Every company needs to keep some kind of specialized records, starting from simple entities such as employees, cars, contracts and ending with more complicated items like large budget calculations etc. These are the situations from which Spreadsheet Hell stems.

Every company has at least one experienced spreadsheet user who therefore creates sophisticated tables with calculations, conditional formatting, pivot tables and graphs. The person — or their boss — then presents the created table to other managers who are excited by it and want to share that magic. In the worst-case scenario someone sends the spreadsheet as a file in an e-mail to multiple recipients. Some of the recipients are also experienced spreadsheet users and so they create newer versions. At least two people create their version at the same time, then they send it back to all the recipients again and so on. At the end of the day, no one knows which version is the last and which data is correct.

The gates of hell are suddenly wide open.

In a slightly better case the file is not shared via email but via shared storage (local file share, cloud). This time we know where the last version is located but we have another problem — locking the file in order to prevent others from editing its data. Particularly “pleasant” is a scenario when a person locks the file and starts their two-week holiday. Another problem with a simple file simple sharing is that fact that you cannot say who changed the file and when.

So at this point the hell is somewhat cooler but still over 500 °C hot.

Probably the best option of sharing a spreadsheet is to use some kind of an online service so that you have all the versions available. That way two people can even collaborate on one file at the same time. It looks like a perfect solution, but the hell does not give up so easily. It is impossible to protect data in an accurate way. Permissions can be set only at a very basic level and therefore there is no control as to who sees which data. You cannot set the notification scheme based on defined conditions etc. At this point, we find ourselves at the very bottom of the hell.

So how do we cross the border and escape from that hot place?

Let us use some kind of a solution that is designed to work with data and to share it in a secure way. Let us use Tabidoo as it offers exactly those things.

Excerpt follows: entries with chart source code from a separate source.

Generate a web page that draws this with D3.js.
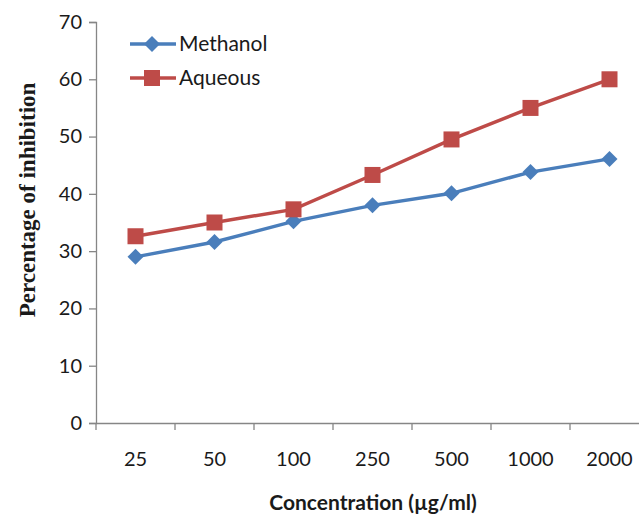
<!DOCTYPE html>
<html><head><meta charset="utf-8">
<script src="https://cdn.jsdelivr.net/npm/d3@7"></script>
<style>body{margin:0;background:#fff}</style>
</head><body>
<svg id="c" width="639" height="514"></svg>
<script>
const categories = ["25","50","100","250","500","1000","2000"];
const methanol = [29.0, 31.6, 35.2, 38.0, 40.1, 43.8, 46.1];
const aqueous = [32.6, 35.0, 37.3, 43.3, 49.5, 55.0, 60.0];
const yTicks = [0,10,20,30,40,50,60,70];
const series = [
  {name:"Methanol", values:methanol, color:"#4a7ebb", shape:"diamond"},
  {name:"Aqueous", values:aqueous, color:"#be4b48", shape:"square"}
];

(function(){
const svg = d3.select("#c");
const mLeft = 96, mRight = 649, mTop = 22, mBottom = 423;
const x = d3.scaleBand().domain(categories).range([mLeft, mRight]);
const y = d3.scaleLinear().domain([0,70]).range([mBottom, mTop]);
const axisColor = "#868686";
const tickFont = "Lato, 'Open Sans', sans-serif";

const ya = svg.append("g").attr("transform",`translate(${mLeft},0)`)
  .call(d3.axisLeft(y).tickValues(yTicks).tickSize(7).tickPadding(7));
ya.select(".domain").attr("stroke",axisColor).attr("stroke-width",1.3);
ya.selectAll(".tick line").attr("stroke",axisColor).attr("stroke-width",1.3);
ya.selectAll(".tick text").attr("font-family",tickFont).attr("font-size",20).attr("fill","#1a1a1a");

const xa = svg.append("g").attr("transform",`translate(0,${mBottom})`)
  .call(d3.axisBottom(x).tickSize(0).tickPadding(29));
xa.select(".domain").attr("stroke",axisColor).attr("stroke-width",1.3);
xa.selectAll(".tick text").attr("font-family",tickFont).attr("font-size",20).attr("fill","#1a1a1a");
const bounds = categories.map(c => x(c)).concat([x(categories[categories.length-1]) + x.bandwidth()]);
xa.selectAll(".btick").data(bounds).enter().append("line")
  .attr("x1",d=>d).attr("x2",d=>d).attr("y1",0).attr("y2",7)
  .attr("stroke",axisColor).attr("stroke-width",1.3);

const cx = c => x(c) + x.bandwidth()/2;
const line = d3.line().x((d,i)=>cx(categories[i])).y(d=>y(d));

function marker(g, shape, color, px, py){
  if(shape==="diamond"){
    g.append("path").attr("d",`M${px},${py-8}L${px+8},${py}L${px},${py+8}L${px-8},${py}Z`).attr("fill",color);
  } else {
    g.append("rect").attr("x",px-8).attr("y",py-8).attr("width",16).attr("height",16).attr("fill",color);
  }
}

series.forEach(s=>{
  svg.append("path").datum(s.values).attr("d",line).attr("fill","none")
    .attr("stroke",s.color).attr("stroke-width",3.4);
  const g = svg.append("g");
  s.values.forEach((v,i)=>marker(g, s.shape, s.color, cx(categories[i]), y(v)));
});

series.forEach((s,i)=>{
  const ly = 44 + i*34;
  svg.append("line").attr("x1",130).attr("x2",176).attr("y1",ly).attr("y2",ly)
    .attr("stroke",s.color).attr("stroke-width",3.4);
  marker(svg.append("g"), s.shape, s.color, 152, ly);
  svg.append("text").attr("x",179).attr("y",ly).attr("dy","0.35em")
    .attr("font-family",tickFont).attr("font-size",21).attr("fill","#1a1a1a").text(s.name);
});

svg.append("text").attr("transform","translate(27,200) rotate(-90)")
  .attr("text-anchor","middle").attr("dy","0.35em")
  .attr("font-family","'Liberation Serif', 'Times New Roman', serif").attr("font-weight","bold")
  .attr("font-size",23).attr("fill","#1a1a1a").text("Percentage of inhibition");
svg.append("text").attr("x",373).attr("y",503).attr("text-anchor","middle").attr("dy","0.35em")
  .attr("font-family",tickFont).attr("font-weight","bold")
  .attr("font-size",21).attr("fill","#1a1a1a").text("Concentration (µg/ml)");
})();
</script>
</body></html>
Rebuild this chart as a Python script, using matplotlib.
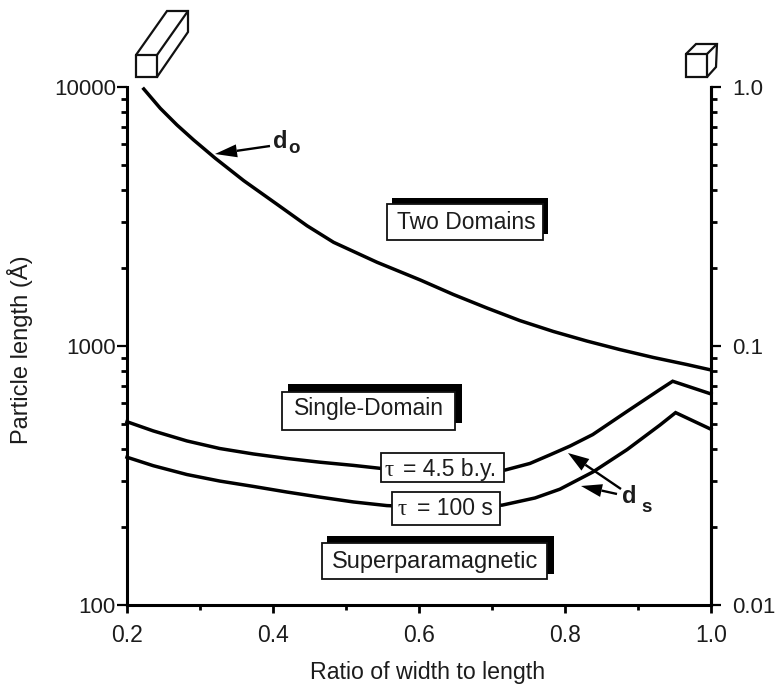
import matplotlib
matplotlib.use("Agg")
import matplotlib.pyplot as plt
from matplotlib.patches import Rectangle, Polygon
from matplotlib.ticker import FixedLocator, NullFormatter, FixedFormatter
import numpy as np

plt.rcParams['font.family'] = ['Liberation Sans', 'DejaVu Sans']

do_x = [.223, .2456, .2685, .2913, .321, .360, .4055, .4466, .483, .5425, .6018, .647, .693, .738, .784, .830, .875, .921, .967, 1.0]
do_y = [9824, 8274, 7133, 6243, 5305, 4347, 3525, 2913, 2514, 2105, 1798, 1581, 1402, 1254, 1138, 1045, 969, 903, 848, 808]

tau_by_x = [.2, .236, .282, .327, .373, .419, .464, .510, .547, .632, .718, .752, .7795, .807, .838, .885, .930, .9475, 1.0]
tau_by_y = [510, 470, 430, 402, 383, 368, 356, 346, 337, 326, 332, 352, 380, 411, 455, 559, 679, 731, 653]

tau_s_x = [.2, .236, .282, .327, .373, .419, .464, .510, .556, .637, .714, .759, .793, .838, .885, .930, .9515, 1.0]
tau_s_y = [372, 345, 319, 301, 287, 273, 261, 250, 242, 237, 243, 259, 280, 326, 398, 495, 553, 477]

x_major = [0.2, 0.4, 0.6, 0.8, 1.0]
x_minor = [0.3, 0.5, 0.7, 0.9]
y_major = [100, 1000, 10000]
y_labels = ['100', '1000', '10000']
r_major = [0.01, 0.1, 1.0]
r_labels = ['0.01', '0.1', '1.0']
mult = [2, 3, 4, 5, 6, 7, 8, 9]

W, H = 778, 687
TC = '#1c1c1c'
fig = plt.figure(figsize=(W / 100, H / 100), dpi=100, facecolor='white')
ax = fig.add_axes([127 / W, (H - 605) / H, (711 - 127) / W, (605 - 87) / H])
ax.set_xscale('linear')
ax.set_yscale('log')
ax.set_xlim(0.2, 1.0)
ax.set_ylim(100, 10000)

for xs, ys in [(do_x, do_y), (tau_by_x, tau_by_y), (tau_s_x, tau_s_y)]:
    ax.plot(xs, ys, color='black', lw=2.5, solid_joinstyle='miter', clip_on=False, zorder=3)

ax.spines['top'].set_visible(False)
for s in ['left', 'right', 'bottom']:
    ax.spines[s].set_linewidth(2.2)

ax.xaxis.set_major_locator(FixedLocator(x_major))
ax.xaxis.set_minor_locator(FixedLocator(x_minor))
ax.set_xticklabels([f'{v:.1f}' for v in x_major])
ax.yaxis.set_major_locator(FixedLocator(y_major))
ax.yaxis.set_major_formatter(FixedFormatter(y_labels))
ax.yaxis.set_minor_locator(FixedLocator([m * d for d in (100, 1000) for m in mult]))
ax.yaxis.set_minor_formatter(NullFormatter())
ax.tick_params(axis='x', which='major', length=6, width=2, labelsize=16.5, pad=8, labelcolor=TC)
ax.tick_params(axis='x', which='minor', length=3.5, width=2)
ax.tick_params(axis='y', which='major', length=7, width=1.6, labelsize=16, pad=1, labelcolor=TC)
ax.tick_params(axis='y', which='minor', length=4, width=2)
ax.set_xlabel('Ratio of width to length', fontsize=16.7, color=TC)
ax.xaxis.set_label_coords(428 / W, (H - 672) / H, transform=fig.transFigure)
ax.xaxis.label.set_va('center')
ax.set_ylabel('Particle length (Å)', fontsize=17, color=TC)
ax.yaxis.set_label_coords(20 / W, (H - 350) / H, transform=fig.transFigure)
ax.yaxis.label.set_va('center')

rax = ax.twinx()
rax.set_yscale('log')
rax.set_ylim(0.01, 1.0)
rax.spines['top'].set_visible(False)
rax.spines['right'].set_linewidth(2.2)
rax.spines['left'].set_visible(False)
rax.spines['bottom'].set_visible(False)
rax.yaxis.set_major_locator(FixedLocator(r_major))
rax.yaxis.set_major_formatter(FixedFormatter(r_labels))
rax.yaxis.set_minor_locator(FixedLocator([m * d for d in (0.01, 0.1) for m in mult]))
rax.yaxis.set_minor_formatter(NullFormatter())
rax.tick_params(axis='y', which='major', length=7, width=1.6, labelsize=16, pad=8.5, labelcolor=TC)
rax.tick_params(axis='y', which='minor', length=4, width=2)

# overlay in reference pixel space for the annotations
ov = fig.add_axes([0, 0, 1, 1], facecolor='none')
ov.set_xlim(0, W)
ov.set_ylim(H, 0)
ov.axis('off')


def box(x0, y0, x1, y1, shadow=None):
    if shadow:
        sx0, sy0, sx1, sy1 = shadow
        ov.add_patch(Rectangle((sx0, sy0), sx1 - sx0, sy1 - sy0, fc='black', ec='black', lw=0))
    ov.add_patch(Rectangle((x0, y0), x1 - x0, y1 - y0, fc='white', ec='#111111', lw=1.3))


box(387, 204, 543, 240, (392, 198, 548, 234))
ov.text(397, 229, 'Two Domains', fontsize=16.5, color=TC, va='baseline')
box(282, 392, 455, 430, (288, 384, 462, 423))
ov.text(294, 415, 'Single-Domain', fontsize=16.5, color=TC, va='baseline')
box(322, 543, 547, 579, (327, 536, 554, 574))
ov.text(332, 568, 'Superparamagnetic', fontsize=17, color=TC, va='baseline')

box(381, 453, 504, 482)
ov.text(385, 476, 'τ', fontsize=16.5, color=TC, va='baseline', family='Liberation Serif')
ov.text(403, 476, '= 4.5 b.y.', fontsize=16.5, color=TC, va='baseline')
box(392, 492, 500, 525)
ov.text(398, 515, 'τ', fontsize=16.5, color=TC, va='baseline', family='Liberation Serif')
ov.text(417, 515, '= 100 s', fontsize=16.5, color=TC, va='baseline')


def arrow(tail, tip, hl=22, hw=13):
    tail, tip = np.array(tail, float), np.array(tip, float)
    u = (tip - tail) / np.hypot(*(tip - tail))
    n = np.array([-u[1], u[0]])
    base = tip - u * hl
    ov.plot([tail[0], base[0]], [tail[1], base[1]], color='black', lw=1.7, solid_capstyle='butt')
    ov.add_patch(Polygon([tip, base + n * hw / 2, base - n * hw / 2], closed=True, fc='black', ec='none'))


arrow((270, 146), (215, 154))
arrow((621, 489), (568, 453), hl=21, hw=14)
arrow((617, 494), (581, 486), hl=21, hw=13)

ov.text(273, 148, 'd', fontsize=17, fontweight='bold', color=TC, va='baseline')
ov.text(288, 153, 'o', fontsize=13.5, fontweight='bold', color=TC, va='baseline')
ov.text(622, 503, 'd', fontsize=17, fontweight='bold', color=TC, va='baseline')
ov.text(641, 512, 's', fontsize=13.5, fontweight='bold', color=TC, va='baseline')


def lines(segs):
    for seg in segs:
        xs, ys = zip(*seg)
        ov.plot(xs, ys, color='#111111', lw=1.6, solid_joinstyle='miter', solid_capstyle='round')


lines([[(136, 55), (157, 55), (157, 77), (136, 77), (136, 55)],
       [(136, 55), (167, 11), (188, 11), (188, 32), (157, 77)],
       [(157, 55), (188, 11)]])
lines([[(686, 54), (707, 54), (707, 77), (686, 77), (686, 54)],
       [(686, 54), (696, 44), (717, 44), (716, 67), (707, 77)],
       [(707, 54), (717, 44)]])

fig.savefig('out.png', dpi=100, facecolor='white')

  • Online record keeping / records — you have one place with one data version.
  • Data audit — in every second you can see who changed the data and what was the original value.
  • Notification scheme — you can set a condition as to when you want to be notified, e.g. when a new record appears, when a record is deleted, when an attribute reaches a goal (for instance the profit of 1 000 000 U$) etc.
  • Permission scheme — in Tabidoo it is easy to set tuned conditions, users who can see/edit certain data. Employees can see their own salary but the salary of their colleagues is hidden from them. The boss, of course, can see everything. And so on.
  • Sharing data — with Tabidoo you can share data with every person simply by sending them an email invitation.

And here we are — the hell is now far away and we are right in the middle of data paradise.